To the Horizon
Jessica Cox flies with her feet.
As a toddler, Jessica Cox ’05 dreamed of flying. Today, the University of Arizona graduate, born without arms, is a celebrity pilot who has been invited to 29 countries to talk about her journey.
Cox tours the globe as a keynote speaker and disability advocate, promoting ways to mentor children facing challenges like hers.
“My goal to fly started as a kid on the swings,” she told attendees at a recent reception to honor winners of the Wildcat Heroes Award. “I wanted to do whatever other kids can do.”
She has achieved that, and much more.
Cox says her research suggests she is the first licensed armless pilot ever to successfully fly an airplane using only her feet.
And now she is working with students and faculty from the University of Arizona College of Engineering to design what she calls the Impossible Airplane. The project is part of a senior-level interdisciplinary capstone project, researching innovations for pilots who will fly using only their feet. For the students, it’s a required class, Engineering 498. Their goal is to design components for an all-new airplane to better meet Jessica’s needs. An assembly site in New Jersey is expected to have a prototype ready for test flight by 2025.

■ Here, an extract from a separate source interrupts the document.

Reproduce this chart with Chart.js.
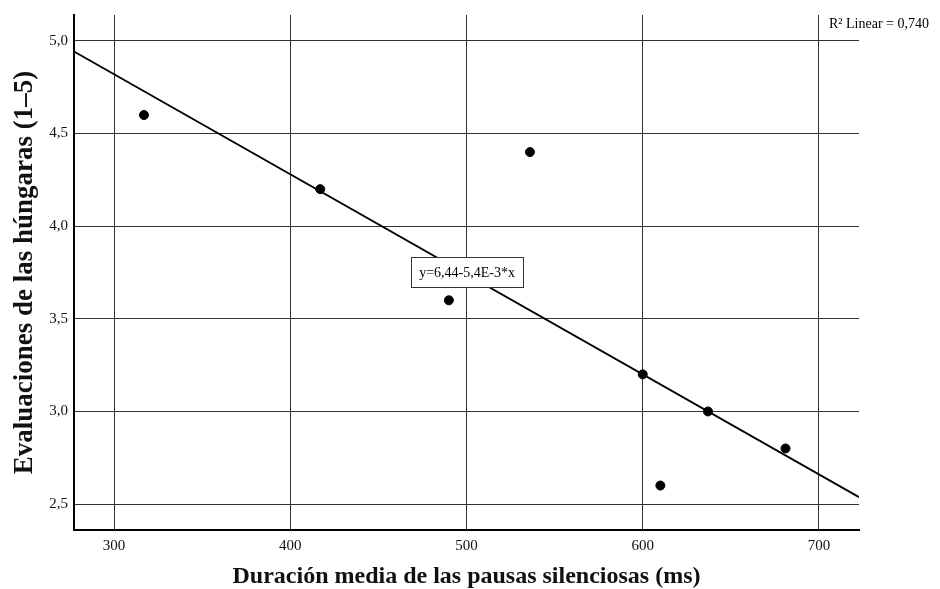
<!DOCTYPE html>
<html lang="es">
  <head>
    <meta charset="UTF-8" />
    <script src="https://cdn.jsdelivr.net/npm/chart.js@4.4.0/dist/chart.umd.min.js"></script>
    <title>Pausas silenciosas</title>
    <style>
      html, body { margin: 0; padding: 0; background: #fff; }
      #wrap { width: 940px; height: 589px; }
    </style>
  </head>
  <body>
    <div id="wrap"><canvas id="chart"></canvas></div>
    <script>
      // duración media de las pausas (ms) y evaluación (1-5)
      const pausas = [317, 417, 490, 536, 600, 610, 637, 681];
      const evaluaciones = [4.6, 4.2, 3.6, 4.4, 3.2, 2.6, 3.0, 2.8];

      const xTicks = [300, 400, 500, 600, 700];
      const yTicks = [2.5, 3.0, 3.5, 4.0, 4.5, 5.0];

      // recta de ajuste: y = 6,44 - 5,4E-3 * x
      const intercepto = 6.44;
      const pendiente = -0.0054;
      const r2 = "0,740";
      const ecuacion = "y=6,44-5,4E-3*x";

      const xMin = 277.3, xMax = 722.7;
      const yMin = 2.36, yMax = 5.14;

      const serif = "'Liberation Serif', 'DejaVu Serif', serif";

      const puntos = pausas.map((x, i) => ({ x: x, y: evaluaciones[i] }));
      const recta = [xMin, xMax].map((x) => ({ x: x, y: intercepto + pendiente * x }));

      const etiquetas = {
        id: "etiquetas",
        afterDatasetsDraw(chart) {
          const ctx = chart.ctx;
          const sx = chart.scales.x, sy = chart.scales.y;
          ctx.save();
          // caja con la ecuación
          ctx.font = "14px " + serif;
          const w = ctx.measureText(ecuacion).width + 16;
          const h = 30;
          const cx = sx.getPixelForValue(500.3);
          const cy = sy.getPixelForValue(3.75);
          ctx.fillStyle = "#fff";
          ctx.fillRect(Math.round(cx - w / 2) + 0.5, Math.round(cy - h / 2) + 0.5, Math.round(w), h);
          ctx.strokeStyle = "#333";
          ctx.lineWidth = 1;
          ctx.strokeRect(Math.round(cx - w / 2) + 0.5, Math.round(cy - h / 2) + 0.5, Math.round(w), h);
          ctx.fillStyle = "#000";
          ctx.textAlign = "center";
          ctx.textBaseline = "middle";
          ctx.fillText(ecuacion, cx, cy + 1);
          // R2
          ctx.font = "14px " + serif;
          ctx.textAlign = "left";
          ctx.textBaseline = "alphabetic";
          ctx.fillText("R\u00B2 Linear = " + r2, chart.chartArea.right - 30, 28);
          ctx.restore();
        },
      };

      const ctx = document.getElementById("chart").getContext("2d");
      const chart = new Chart(ctx, {
        type: "scatter",
        data: {
          datasets: [
            {
              label: "Ajuste",
              type: "line",
              data: recta,
              borderColor: "#000",
              borderWidth: 1.8,
              pointRadius: 0,
              fill: false,
              order: 2,
            },
            {
              label: "Evaluaciones",
              data: puntos,
              backgroundColor: "#000",
              borderColor: "#000",
              pointRadius: 4.5,
              order: 1,
            },
          ],
        },
        options: {
          responsive: true,
          maintainAspectRatio: false,
          animation: false,
          layout: { padding: { top: 14, right: 81, left: 0, bottom: 0 } },
          plugins: {
            legend: { display: false },
            tooltip: { enabled: false },
          },
          scales: {
            x: {
              type: "linear",
              min: xMin,
              max: xMax,
              afterBuildTicks: (s) => { s.ticks = xTicks.map((v) => ({ value: v })); },
              afterFit: (s) => { s.height = 59; },
              grid: { color: "#333", lineWidth: 1, drawTicks: false },
              border: { display: true, color: "#000", width: 2 },
              ticks: {
                color: "#111",
                font: { family: serif, size: 15 },
                padding: 7,
                maxRotation: 0,
                callback: (v) => String(v),
              },
              title: {
                display: true,
                text: "Duración media de las pausas silenciosas (ms)",
                color: "#111",
                font: { family: serif, size: 24, weight: "bold", lineHeight: 1 },
                padding: { top: 0, bottom: 0 },
              },
            },
            y: {
              type: "linear",
              min: yMin,
              max: yMax,
              afterBuildTicks: (s) => { s.ticks = yTicks.map((v) => ({ value: v })); },
              afterFit: (s) => { s.width = 74; },
              grid: { color: "#333", lineWidth: 1, drawTicks: false },
              border: { display: true, color: "#000", width: 2 },
              ticks: {
                color: "#111",
                font: { family: serif, size: 15 },
                padding: 6,
                callback: (v) => v.toFixed(1).replace(".", ","),
              },
              title: {
                display: true,
                text: "Evaluaciones de las húngaras (1–5)",
                color: "#111",
                font: { family: serif, size: 27, weight: "bold", lineHeight: 1 },
                padding: { top: 12, bottom: 0 },
              },
            },
          },
        },
        plugins: [etiquetas],
      });
    </script>
  </body>
</html>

“We want the students to get involved in social innovation, using their skills as engineers to make the world a better place in terms of inclusion and diversity,” Cox says. “This project will show the world that disability doesn’t mean inability.”
Up to now, Cox has been flying a small aircraft called the ERCO Erocoupe, a single-engine, 85-horsepower craft with simple controls that appeal to pilots with disabilities. But Cox has ideas for an all-new aircraft that pilots without arms could fly more safely and efficiently. The Impossible Airplane, a larger, four-seater Van’s Aircraft RV-10, will be the result, incorporating Cox’s design suggestions.
David Margolis is both a U of A hand surgeon and professor of orthopedic surgery and a pilot who is advising the College of Engineering team. “Jessica is actually one of my heroes,” he says. “She’s an example of how a person with devastating injury to their hands can still do everything in life. She’s an inspiration.”
Cox graduated with a major in psychology and a minor in communications. Over the next three years, she became a certified pilot. Now, she is the executive director of Rightfooted Foundation, a nonprofit she created to promote mentorship and inspire children with limb differences and their families.
Her nonprofit also provides tools to help armless persons all over the world achieve independence in daily routines like dressing, one of the hardest tasks they face. One tool uses a hook attached to a suction cup to hold pants while a person wiggles in or out.
Cox practiced taekwondo and earned a black belt — and married her instructor, Patrick Chamberlain, who now is the director of her professional speaking business. Now, Right-footed Foundation offers a new curriculum for that martial art to better include participants without arms.
Never one to settle for the status quo, Cox has recently taken up golf, modifying the clubs to meet her needs and to help others without arms enter the sport. She’s driven, she says, by the impact of her efforts to do ordinary tasks.
One day when she was putting gas in her car, a man came up to her with tears rolling down his cheeks. He asked her to look over at the next gas pump, where his daughter was watching. An accident had left her without several of her fingers, and she had said she was inspired to see Cox carrying out such a difficult task without arms.
“It gave her hope,” Cox says. “That’s part of the mission I chose. To lift people up, to give people hope.”
‘We want the students to get involved in social innovation, using their skills as engineers to make the world a better place in terms of inclusion and diversity. ... This project will show the world that disability doesn’t mean inability.’